Tymczasem PiS stopniowo wycofywało się z deklaracji premier Szydło, tłumacząc to niskim poparciem społecznym dla przyjęcia uchodźców w polskim społeczeństwie. Ostatnie, najostrzejsze deklaracje, padły po zamachu na bożonarodzeniowym jarmarku w Berlinie, gdzie zginął polski kierowca.
Według najnowszego, grudniowego sondażu CBOS 52 proc.
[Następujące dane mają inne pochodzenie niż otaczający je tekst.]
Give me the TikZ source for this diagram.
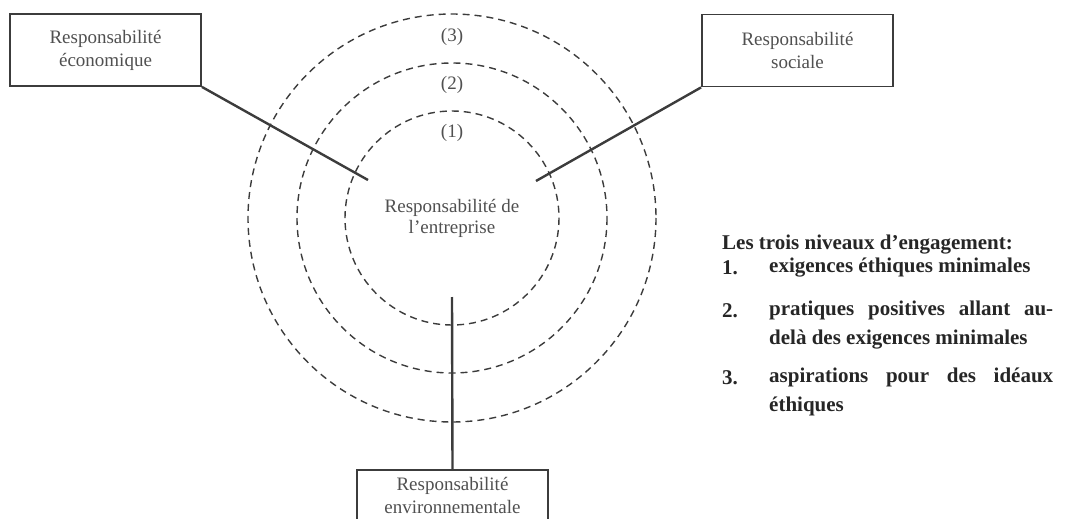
\documentclass[tikz,border=0pt]{standalone}
\usepackage{fontspec}
\setmainfont{Liberation Serif}
\newfontfamily\legendfont{Liberation Serif}
\definecolor{inkgray}{HTML}{3C3C3C}
\definecolor{txtgray}{HTML}{505050}
\tikzset{
  respbox/.style={draw=inkgray, line width=1.8pt, minimum width=191pt, minimum height=72pt,
    align=center, text=txtgray, inner sep=0pt, font=\fontsize{19}{23}\selectfont},
  ring/.style={draw=inkgray, dash pattern=on 7pt off 5pt, line width=1.4pt},
  spoke/.style={draw=inkgray, line width=2.4pt},
  numlabel/.style={text=txtgray, font=\fontsize{19}{20}\selectfont},
  legendtxt/.style={anchor=west, align=left, inner sep=0pt, text=black!85,
    font=\legendfont\bfseries\fontsize{21}{29}\selectfont}
}
\begin{document}
\begin{tikzpicture}[x=1pt,y=-1pt]
  \useasboundingbox (0,0) rectangle (1069,519);
  \coordinate (C) at (452,218);
  % the three levels
  \foreach \r/\n/\y in {107/1/133, 155/2/85, 204/3/37}{
    \draw[ring] (C) circle[radius=\r];
    \node[numlabel] (L\n) at (452,\y) {(\n)};
  }
  \node[numlabel, align=center, font=\fontsize{19}{21}\selectfont] (firm) at (452,218) {Responsabilité de\\l’entreprise};
  % the three responsibilities
  \node[respbox] (eco) at (105.5,50) {Responsabilité\\économique};
  \node[respbox] (soc) at (797.5,50.5) {Responsabilité\\sociale};
  \node[respbox, anchor=north, minimum height=52pt] (env) at (452.5,469) {Responsabilité\\environnementale};
  \coordinate (ecoend) at (368,180);
  \coordinate (socend) at (536,181);
  \coordinate (envend) at (452,297);
  \draw[spoke] (eco.south east) -- (ecoend);
  \draw[spoke] (soc.south west) -- (socend);
  \draw[spoke] (env.north) -- (envend);
  % legend
  \node[legendtxt] (title) at (722,245) {Les trois niveaux d’engagement:};
  \foreach \n/\y in {1/268, 2/311, 3/378}{
    \node[legendtxt] (num\n) at (722,\y) {\n.};
  }
  \node[legendtxt] (item1) at (769,268) {exigences éthiques minimales};
  \node[legendtxt] (item2) at (769,325.5) {\makebox[284pt][s]{pratiques positives allant au-}\\delà des exigences minimales};
  \node[legendtxt] (item3) at (769,392) {\makebox[284pt][s]{aspirations pour des idéaux}\\éthiques};
\end{tikzpicture}
\end{document}
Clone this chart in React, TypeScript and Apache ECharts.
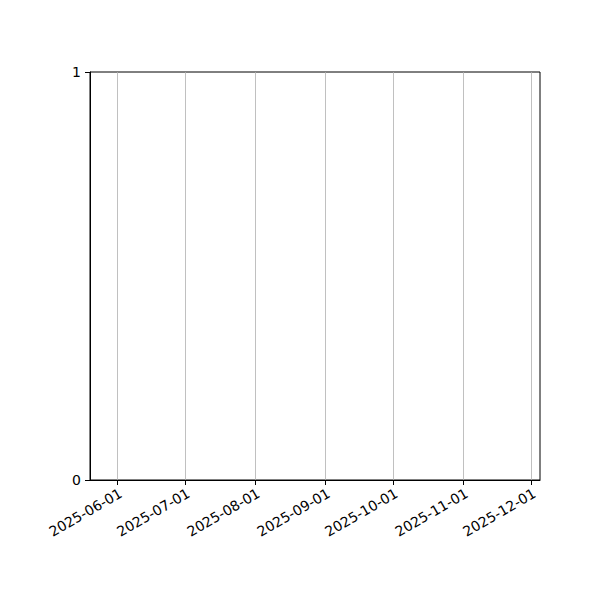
import React, { useEffect, useRef } from "react";
import * as echarts from "echarts";

// x range of the axis (dates)
const xRange = ["2025-05-20", "2025-12-05"];
// month ticks shown on x axis
const monthTicks = [
  "2025-06-01",
  "2025-07-01",
  "2025-08-01",
  "2025-09-01",
  "2025-10-01",
  "2025-11-01",
  "2025-12-01",
];
// y ticks
const yTicks = [0, 1];
// the plotted series is empty
const seriesData: [number, number][] = [];

const toTime = (s: string) => {
  const [y, m, d] = s.split("-").map(Number);
  return Date.UTC(y, m - 1, d);
};

const fmtDate = (v: number) => new Date(v).toISOString().slice(0, 10);

const App: React.FC = () => {
  const chartRef = useRef<HTMLDivElement>(null);

  useEffect(() => {
    if (!chartRef.current) return;
    const chart = echarts.init(chartRef.current, undefined, { renderer: "svg" });
    const tickValues = monthTicks.map(toTime);
    const font = { fontFamily: "DejaVu Sans", fontSize: 14, color: "#000" };

    chart.setOption({
      animation: false,
      backgroundColor: "#fff",
      grid: {
        left: 90,
        right: 60,
        top: 72,
        bottom: 120,
        show: true,
        borderColor: "#000",
        borderWidth: 1,
        backgroundColor: "transparent",
      },
      xAxis: {
        type: "value",
        min: toTime(xRange[0]),
        max: toTime(xRange[1]),
        axisLine: { show: true, lineStyle: { color: "#000", width: 1 } },
        axisTick: {
          show: true,
          length: 5,
          lineStyle: { color: "#000", width: 1 },
          customValues: tickValues,
        },
        axisLabel: {
          ...font,
          rotate: 30,
          margin: 6,
          verticalAlign: "top",
          align: "right",
          customValues: tickValues,
          formatter: (v: number) => fmtDate(v),
        },
        splitLine: { show: true, lineStyle: { color: "#b0b0b0", width: 0.8 } },
      },
      yAxis: {
        type: "value",
        min: yTicks[0],
        max: yTicks[yTicks.length - 1],
        interval: 1,
        axisLine: { show: true, lineStyle: { color: "#000", width: 1 } },
        axisTick: { show: true, length: 5, lineStyle: { color: "#000", width: 1 } },
        axisLabel: { ...font, margin: 9 },
        splitLine: { show: false },
      },
      series: [
        {
          type: "line",
          data: seriesData,
          symbol: "none",
        },
      ],
    });

    return () => {
      chart.dispose();
    };
  }, []);

  return (
    <div
      ref={chartRef}
      style={{ position: "absolute", left: 0, top: 0, width: "600px", height: "600px" }}
    />
  );
};

export default App;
Polaków jest przeciwna przyjmowaniu uchodźców z krajów objętych konfliktami zbrojnymi, 44 proc. uważa, że nasz kraj powinien udzielić im schronienia – do czasu, gdy będą mogli bezpiecznie wrócić do kraju, z którego przybyli. 4 proc. twierdzi, że powinniśmy pozwolić im osiedlić się w Polsce na stałe. Centrum Badania Opinii Społecznej podkreśla, że ogólny stosunek do przyjmowania uchodźców w grudniu 2016 r. był zbliżony do notowanego w poprzednich miesiącach.
Akt: Strona internetowa dzienreferendalny.pl znów działa - poinformował nas marszałek Stanisław Tyszka w środę po godz. 14.00. Dodał, że choć akcja zbierania podpisów jest zawieszona, ruch postrzega ją jako swój olbrzymi sukces.